1. With Further Ado

    April 12, 2011 by Elaine Suess

    Ok, I’ll admit it. I’m a logophile.

    And because I love words and language, I sometimes wonder about specific words and how they’re used!

    For example, you’ve probably been to an event recently where someone introduced a speaker, saying, “without further ado.”

    Have you ever wondered what “ado” really means, and why it’s seldom heard unless within that phrase?

    That type of thinking leads me to a few questions:

    As a leader, where is the “ado” for you in your business? What do you need to see from a different perspective?

    Think Different

    Do you remember the Apple Campaign from 1997?

    It was simple. The phrase “Think Different” was initially married with black and white pictures of pioneers of innovation, risk takers and those who saw the world in another light, like Albert Einstein, Amelia Erhart, Jim Henson and Muhammed Ali.

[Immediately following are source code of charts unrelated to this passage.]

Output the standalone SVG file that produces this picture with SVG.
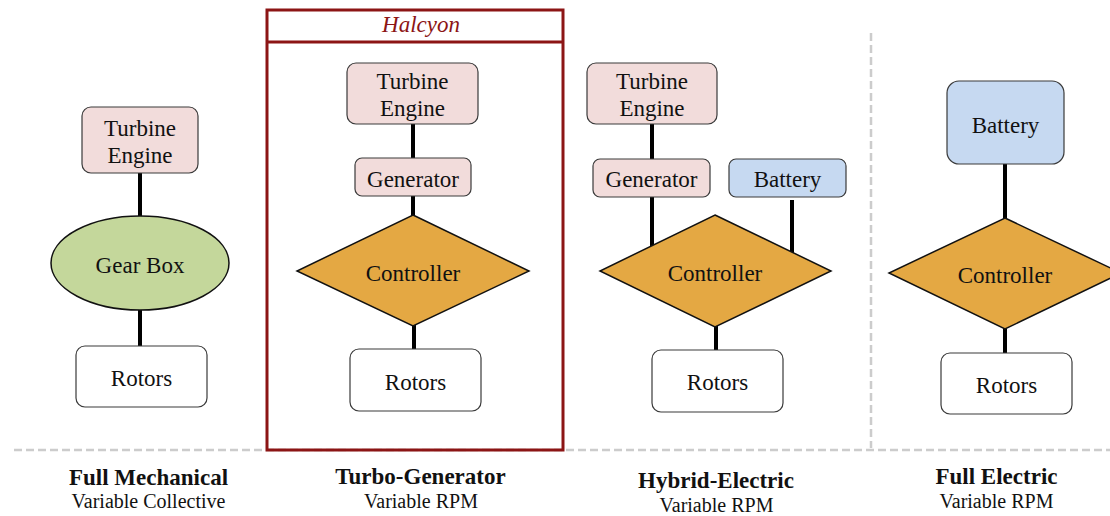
<svg xmlns="http://www.w3.org/2000/svg" width="1110" height="516" viewBox="0 0 1110 516">
<style>
text{font-family:'Liberation Serif','DejaVu Serif',serif;fill:#111;text-anchor:middle}
.n{font-size:23px}
.t{font-size:23px;font-weight:bold}
.s{font-size:20px}
.pink{fill:#f2dcdb;stroke:#3a3a3a;stroke-width:1.2}
.blue{fill:#c6d9f1;stroke:#3a3a3a;stroke-width:1.2}
.white{fill:#fff;stroke:#3a3a3a;stroke-width:1.2}
.dia{fill:#e4a843;stroke:#111;stroke-width:1.5}
.gb{fill:#c4d79b;stroke:#111;stroke-width:1.5}
.c{stroke:#000;stroke-width:4;fill:none}
.dash{stroke:#cccccc;stroke-width:2.5;stroke-dasharray:8 4;fill:none}
</style>
<g font-family="Liberation Serif, DejaVu Serif, serif">
<g id="separators">
<line class="dash" x1="14" y1="450" x2="1110" y2="450"/>
<line class="dash" x1="871" y1="33" x2="871" y2="448"/>
</g>
<g id="halcyon-frame">
<rect x="267" y="10" width="296" height="440" fill="none" stroke="#8c1515" stroke-width="3"/>
<line x1="267" y1="42" x2="563" y2="42" stroke="#8c1515" stroke-width="3"/>
<text x="421" y="32" class="n" style="font-style:italic;fill:#8c1515">Halcyon</text>
</g>
<g id="connectors">
<line class="c" x1="140" y1="173" x2="140" y2="216"/>
<line class="c" x1="140" y1="310" x2="140" y2="346"/>
<line class="c" x1="413" y1="124" x2="413" y2="158"/>
<line class="c" x1="413" y1="196" x2="413" y2="216"/>
<line class="c" x1="414" y1="325" x2="414" y2="349"/>
<line class="c" x1="652" y1="124" x2="652" y2="159"/>
<line class="c" x1="652" y1="197" x2="652" y2="246"/>
<line class="c" x1="792" y1="200" x2="792" y2="253"/>
<line class="c" x1="716" y1="326" x2="716" y2="350"/>
<line class="c" x1="1005" y1="164" x2="1005" y2="219"/>
<line class="c" x1="1005" y1="328" x2="1005" y2="353"/>
</g>
<g id="fm-turbine"><rect class="pink" x="82" y="107" width="116" height="66" rx="9"/><text class="n" x="140" y="136">Turbine</text><text class="n" x="140" y="163">Engine</text></g>
<g id="fm-gearbox"><ellipse class="gb" cx="140" cy="263" rx="89" ry="47"/><text class="n" x="140" y="273">Gear Box</text></g>
<g id="fm-rotors"><rect class="white" x="76" y="346" width="131" height="61" rx="9"/><text class="n" x="141.5" y="386">Rotors</text></g>
<g id="tg-turbine"><rect class="pink" x="347" y="63" width="131" height="61" rx="9"/><text class="n" x="412.5" y="89">Turbine</text><text class="n" x="412.5" y="116">Engine</text></g>
<g id="tg-generator"><rect class="pink" x="355" y="158" width="116" height="38" rx="7"/><text class="n" x="413" y="187">Generator</text></g>
<g id="tg-controller"><polygon class="dia" points="413,215 529,271 413,326 297,271"/><text class="n" x="413" y="281">Controller</text></g>
<g id="tg-rotors"><rect class="white" x="350" y="349" width="131" height="62" rx="9"/><text class="n" x="415.5" y="390">Rotors</text></g>
<g id="he-turbine"><rect class="pink" x="587" y="63" width="130" height="61" rx="9"/><text class="n" x="652" y="89">Turbine</text><text class="n" x="652" y="116">Engine</text></g>
<g id="he-generator"><rect class="pink" x="593" y="159" width="117" height="38" rx="7"/><text class="n" x="651.5" y="187">Generator</text></g>
<g id="he-battery"><rect class="blue" x="729" y="159" width="117" height="38" rx="7"/><text class="n" x="787.5" y="187">Battery</text></g>
<g id="he-controller"><polygon class="dia" points="715,215 831,271 715,327 600,271"/><text class="n" x="715" y="281">Controller</text></g>
<g id="he-rotors"><rect class="white" x="652" y="350" width="131" height="62" rx="9"/><text class="n" x="717.5" y="390">Rotors</text></g>
<g id="fe-battery"><rect class="blue" x="947" y="81" width="117" height="83" rx="12"/><text class="n" x="1005.5" y="133">Battery</text></g>
<g id="fe-controller"><polygon class="dia" points="1005,218 1121,273 1005,329 889,273"/><text class="n" x="1005" y="283">Controller</text></g>
<g id="fe-rotors"><rect class="white" x="941" y="353" width="131" height="61" rx="9"/><text class="n" x="1006.5" y="393">Rotors</text></g>
<g id="labels">
<text class="t" x="148.5" y="485">Full Mechanical</text>
<text class="s" x="148.5" y="508">Variable Collective</text>
<text class="t" x="420.5" y="484">Turbo-Generator</text>
<text class="s" x="421" y="508">Variable RPM</text>
<text class="t" x="716" y="488">Hybrid-Electric</text>
<text class="s" x="716.5" y="512">Variable RPM</text>
<text class="t" x="996.5" y="484">Full Electric</text>
<text class="s" x="996.5" y="508">Variable RPM</text>
</g>
</g>
</svg>
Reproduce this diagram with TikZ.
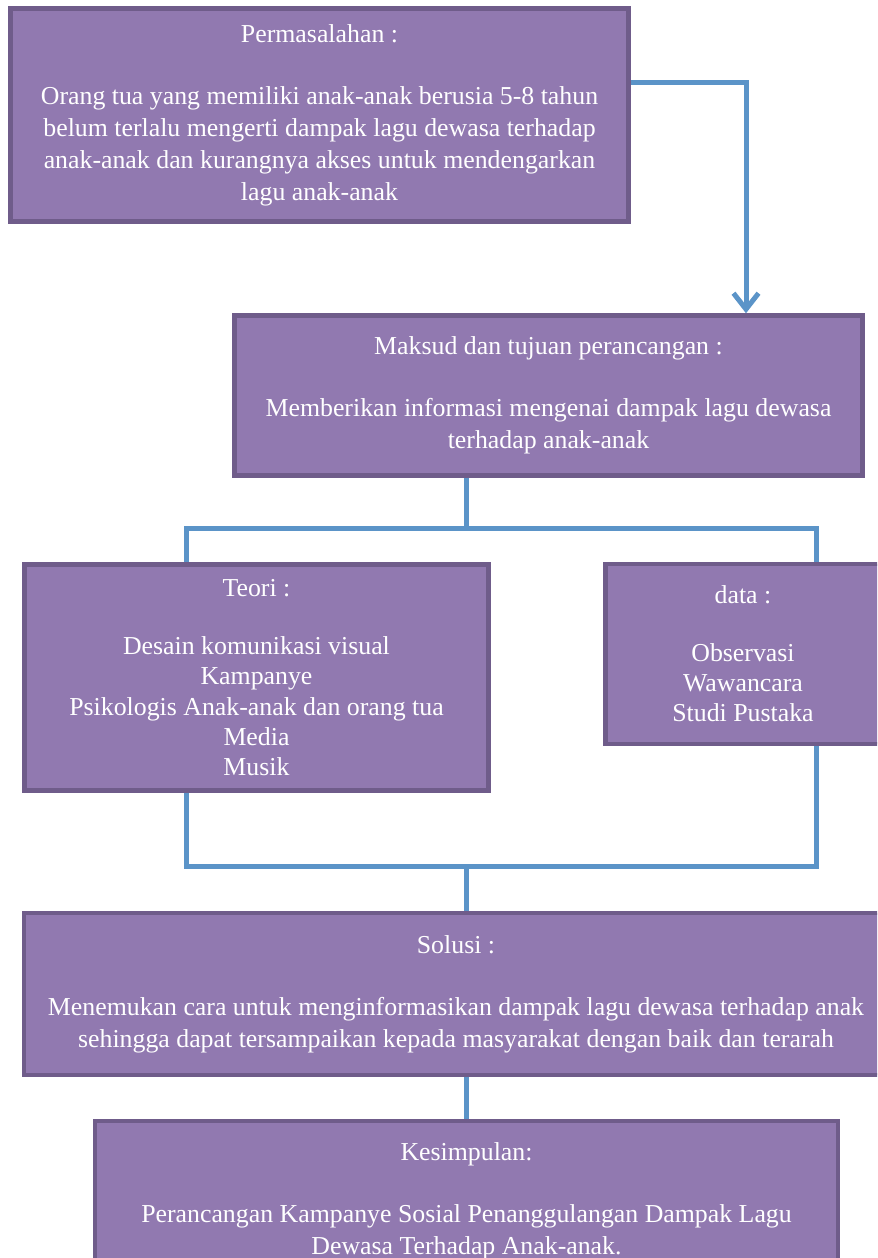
\documentclass[tikz,border=0pt]{standalone}
\usepackage{fontspec}
\setmainfont{Liberation Serif}
\usetikzlibrary{arrows.meta, positioning, calc}
\definecolor{boxfill}{RGB}{145, 121, 176}
\definecolor{boxedge}{RGB}{111, 92, 138}
\definecolor{linkblue}{RGB}{91, 148, 200}

\begin{document}
\begin{tikzpicture}[x=0.02cm, y=-0.02cm,
            box/.style={draw=boxedge, line width=0.09cm, fill=boxfill, text=white, inner sep=0pt, align=center, font=\fontsize{14.7}{18.2}\selectfont},
            tightbox/.style={box, font=\fontsize{14.7}{17.1}\selectfont},
            link/.style={draw=linkblue, line width=0.1cm}
        ]
            \useasboundingbox (0,0) rectangle (877,1258);
            \clip (0,0) rectangle (877,1258);

            \node[box, minimum width=12.36cm, minimum height=4.26cm] (perm) at (319.5,115) {Permasalahan :\\[17pt]Orang tua yang memiliki anak-anak berusia 5-8 tahun\\belum terlalu mengerti dampak lagu dewasa terhadap\\anak-anak dan kurangnya akses untuk mendengarkan\\lagu anak-anak};
            \node[box, minimum width=12.56cm, minimum height=3.2cm] (maksud) at (548.5,395.5) {Maksud dan tujuan perancangan :\\[17pt]Memberikan informasi mengenai dampak lagu dewasa\\terhadap anak-anak};
            \node[tightbox, minimum width=9.28cm, minimum height=4.52cm] (teori) at (256.5,677.5) {Teori :\\[16pt]Desain komunikasi visual\\Kampanye\\Psikologis Anak-anak dan orang tua\\Media\\Musik};
            \node[tightbox, minimum width=5.5cm, minimum height=3.6cm] (data) at (743,654) {data :\\[16pt]Observasi\\Wawancara\\Studi Pustaka};
            \node[box, minimum width=17.28cm, minimum height=3.24cm] (solusi) at (456,994) {Solusi :\\[17pt]Menemukan cara untuk menginformasikan dampak lagu dewasa terhadap anak\\sehingga dapat tersampaikan kepada masyarakat dengan baik dan terarah};
            \node[box, minimum width=14.86cm, minimum height=3.2cm] (kesimpulan) at (466.5,1201) {Kesimpulan:\\[17pt]Perancangan Kampanye Sosial Penanggulangan Dampak Lagu\\Dewasa Terhadap Anak-anak.};

            \coordinate (turn) at (746,82);
            \coordinate (split) at (466,528);
            \coordinate (split-l) at (186,528);
            \coordinate (split-r) at (816,528);
            \coordinate (merge) at (466,866);
            \coordinate (merge-l) at (186,866);
            \coordinate (merge-r) at (816,866);

            \draw[link, -{Straight Barb[length=0.32cm, width=0.5cm]}] (perm.east |- turn) -- (turn) -- (maksud.north -| turn);
            \draw[link] (maksud.south -| split) -- (split);
            \draw[link] (teori.north -| split-l) -- (split-l) -- (split-r) -- (data.north -| split-r);
            \draw[link] (teori.south -| merge-l) -- (merge-l) -- (merge-r) -- (data.south -| merge-r);
            \draw[link] (merge) -- (solusi.north -| merge);
            \draw[link] (solusi.south -| kesimpulan.north) -- (kesimpulan.north);
        \end{tikzpicture}
\end{document}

    Shouldn’t the word “different” have been an adverb, with an “ly” at the end of it?  I just wasn’t used to seeing that word in that context, with that spelling.

    Discovering a Trove

    As words and phrases go, it might be worth taking Apple’s advice to deepen our understanding of the people and things around us. It might be worth taking the “ado” out of the common phrase, and flipping it on its head. Without much ado, we can redefine the norm.

    When we look with different eyes at our businesses, associates and colleagues, we often find out what a trove (A collection of valuable items discovered or found, usually partnered with treasure) we have, right in front of us. We can wreak (to express or gratify, usually partnered with havoc) profitability! We can wreak effectiveness.

    Inquiring Minds

    When we use inquiry with the people and things that surround us, we can create new meaning and innovation.

    What steps can you take right now to look at people and processes outside of the “normal” context? Here are a few thoughts:

    1. Ask more. Tell less. Take on an approach of inquiry vs. defensiveness or rootedness when you’re thinking about the path to a project or goal.
    2. Disrupt a routine. Not only is your brain challenged to respond differently, but you may also see things in a different light when you break your patterns.
    3. Give yourself permission to try an approach that doesn’t promise a successful outcome. You’ll likely learn something valuable along the way.

    Try these out this week! In the meantime, let me know how it goes. I’ll be at your beck and call!